Reduced-order models based on CFD impulse and step responses

Abstract

Reduced-order models (ROM), which are based on the Volterra theory for nonlinear systems, for the evaluation of nonlinear unsteady aerodynamic forces are presented. The ROMs provide a means for rapid evaluation of frequency-domain generalized aerodynamic forces, which can then be used in traditional flutter analysis schemes to calculate flutter characteristics about nonlinear steady flows. Two ROMs are formulated, an impulse-type ROM that is based on the convolution of ROM kernels with the input signal, and a step-type ROM that is based on convolution with the derivative of the input signal.
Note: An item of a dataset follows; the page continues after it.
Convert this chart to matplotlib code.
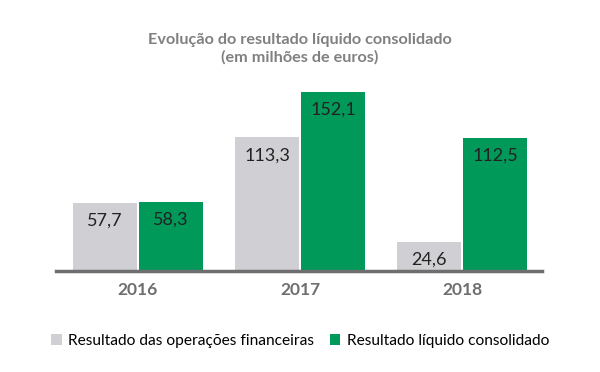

Linear, first-, and second-order kernels are identified for these two ROMs from direct CFD impulse and step responses. The ROM methodology is demonstrated with the heave and elastic modes of the AGARD 445.6 wing. It was found that the accuracy of the CFD-based impulse response is dependent on the choice of input amplitude and computational time step, and that the impulse-type kernels are highly sensitive to inaccuracies in the impulse responses used for their identification. The step-type ROM was found to be robust, and resulted in good predictions of direct responses. The introduction of second-order kernels did not significantly improve the predictions, indicating a difficulty in performing true nonlinear identification. The use of first-order step-type ROM offered a significant computational time saving compared to the full CFD frequency response analysis.